--- START ---

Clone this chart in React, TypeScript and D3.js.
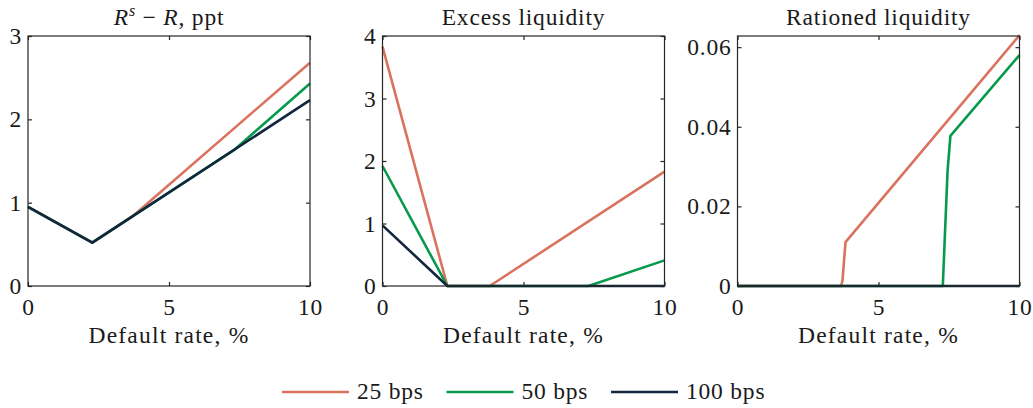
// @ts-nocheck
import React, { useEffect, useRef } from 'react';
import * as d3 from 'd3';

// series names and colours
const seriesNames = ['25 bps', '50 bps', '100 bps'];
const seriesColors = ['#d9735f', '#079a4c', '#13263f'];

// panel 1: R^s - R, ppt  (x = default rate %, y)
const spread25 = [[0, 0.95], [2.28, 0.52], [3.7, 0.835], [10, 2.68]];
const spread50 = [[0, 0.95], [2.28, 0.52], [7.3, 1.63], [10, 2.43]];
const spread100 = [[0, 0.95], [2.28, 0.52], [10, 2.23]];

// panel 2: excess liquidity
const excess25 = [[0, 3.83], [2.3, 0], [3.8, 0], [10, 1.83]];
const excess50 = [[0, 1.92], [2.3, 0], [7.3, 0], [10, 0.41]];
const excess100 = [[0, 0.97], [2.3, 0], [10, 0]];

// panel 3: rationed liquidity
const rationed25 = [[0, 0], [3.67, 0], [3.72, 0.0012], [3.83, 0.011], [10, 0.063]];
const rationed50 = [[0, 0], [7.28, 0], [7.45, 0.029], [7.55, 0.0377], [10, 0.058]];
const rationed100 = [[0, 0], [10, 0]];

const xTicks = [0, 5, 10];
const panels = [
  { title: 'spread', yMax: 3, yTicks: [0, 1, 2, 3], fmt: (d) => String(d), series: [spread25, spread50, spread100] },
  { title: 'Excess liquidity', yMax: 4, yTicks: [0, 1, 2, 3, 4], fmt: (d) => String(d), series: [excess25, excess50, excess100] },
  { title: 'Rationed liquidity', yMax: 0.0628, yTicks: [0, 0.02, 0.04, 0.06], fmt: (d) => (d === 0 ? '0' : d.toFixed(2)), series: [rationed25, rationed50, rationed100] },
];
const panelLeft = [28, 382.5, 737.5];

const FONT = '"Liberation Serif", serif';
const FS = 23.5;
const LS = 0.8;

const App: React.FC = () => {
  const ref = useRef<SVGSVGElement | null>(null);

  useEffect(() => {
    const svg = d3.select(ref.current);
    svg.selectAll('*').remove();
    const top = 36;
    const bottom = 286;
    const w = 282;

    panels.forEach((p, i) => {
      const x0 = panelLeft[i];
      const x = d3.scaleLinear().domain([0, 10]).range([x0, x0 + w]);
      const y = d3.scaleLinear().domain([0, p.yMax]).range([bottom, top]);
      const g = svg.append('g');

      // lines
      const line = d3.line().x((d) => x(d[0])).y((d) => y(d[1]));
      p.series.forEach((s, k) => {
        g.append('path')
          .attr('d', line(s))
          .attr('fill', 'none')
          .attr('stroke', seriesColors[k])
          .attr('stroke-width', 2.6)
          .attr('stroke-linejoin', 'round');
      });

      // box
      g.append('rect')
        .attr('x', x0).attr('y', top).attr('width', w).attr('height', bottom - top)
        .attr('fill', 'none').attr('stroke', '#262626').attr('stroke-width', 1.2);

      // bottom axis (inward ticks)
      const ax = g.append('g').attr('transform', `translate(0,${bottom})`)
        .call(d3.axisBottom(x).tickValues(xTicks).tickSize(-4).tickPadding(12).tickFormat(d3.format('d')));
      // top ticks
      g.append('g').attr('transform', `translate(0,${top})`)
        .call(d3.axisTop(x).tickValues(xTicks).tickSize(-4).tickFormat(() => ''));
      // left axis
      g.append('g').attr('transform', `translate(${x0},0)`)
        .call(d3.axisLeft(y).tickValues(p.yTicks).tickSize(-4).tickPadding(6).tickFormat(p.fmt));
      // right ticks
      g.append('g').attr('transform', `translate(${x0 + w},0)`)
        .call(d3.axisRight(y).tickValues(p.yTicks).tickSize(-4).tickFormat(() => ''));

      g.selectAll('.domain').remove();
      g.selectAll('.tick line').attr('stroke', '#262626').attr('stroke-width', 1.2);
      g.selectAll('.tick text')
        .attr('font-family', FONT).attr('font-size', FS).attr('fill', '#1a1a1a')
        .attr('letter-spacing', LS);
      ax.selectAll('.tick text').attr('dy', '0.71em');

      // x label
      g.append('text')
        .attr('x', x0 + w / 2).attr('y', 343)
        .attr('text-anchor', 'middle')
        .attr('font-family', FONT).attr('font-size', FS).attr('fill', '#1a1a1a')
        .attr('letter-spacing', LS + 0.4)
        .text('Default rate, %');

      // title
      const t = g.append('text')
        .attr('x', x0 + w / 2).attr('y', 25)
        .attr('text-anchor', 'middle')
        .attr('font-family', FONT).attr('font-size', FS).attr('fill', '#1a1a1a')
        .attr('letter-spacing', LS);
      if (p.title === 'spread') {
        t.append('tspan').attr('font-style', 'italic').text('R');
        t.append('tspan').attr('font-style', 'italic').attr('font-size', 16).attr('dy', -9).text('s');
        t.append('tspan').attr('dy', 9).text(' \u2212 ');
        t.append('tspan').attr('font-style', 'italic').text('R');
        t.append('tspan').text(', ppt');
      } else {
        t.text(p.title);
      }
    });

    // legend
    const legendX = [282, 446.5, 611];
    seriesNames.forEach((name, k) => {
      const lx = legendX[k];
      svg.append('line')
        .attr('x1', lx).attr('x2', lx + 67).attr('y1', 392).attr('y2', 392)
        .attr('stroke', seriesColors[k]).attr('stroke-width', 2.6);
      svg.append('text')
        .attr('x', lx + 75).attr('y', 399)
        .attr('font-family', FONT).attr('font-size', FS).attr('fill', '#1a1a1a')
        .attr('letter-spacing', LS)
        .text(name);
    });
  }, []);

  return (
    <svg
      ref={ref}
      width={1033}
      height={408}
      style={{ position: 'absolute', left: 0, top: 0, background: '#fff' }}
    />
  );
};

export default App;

--- END ---

Please reproduce the listing exactly from its opening line through the line that contains "const spread100 = [[0, 0.95], [2.28, 0.52], [10, 2.23]];", both included, with all pictures omitted.

Clone this chart in React, TypeScript and D3.js.
// @ts-nocheck
import React, { useEffect, useRef } from 'react';
import * as d3 from 'd3';

// series names and colours
const seriesNames = ['25 bps', '50 bps', '100 bps'];
const seriesColors = ['#d9735f', '#079a4c', '#13263f'];

// panel 1: R^s - R, ppt  (x = default rate %, y)
const spread25 = [[0, 0.95], [2.28, 0.52], [3.7, 0.835], [10, 2.68]];
const spread50 = [[0, 0.95], [2.28, 0.52], [7.3, 1.63], [10, 2.43]];
const spread100 = [[0, 0.95], [2.28, 0.52], [10, 2.23]];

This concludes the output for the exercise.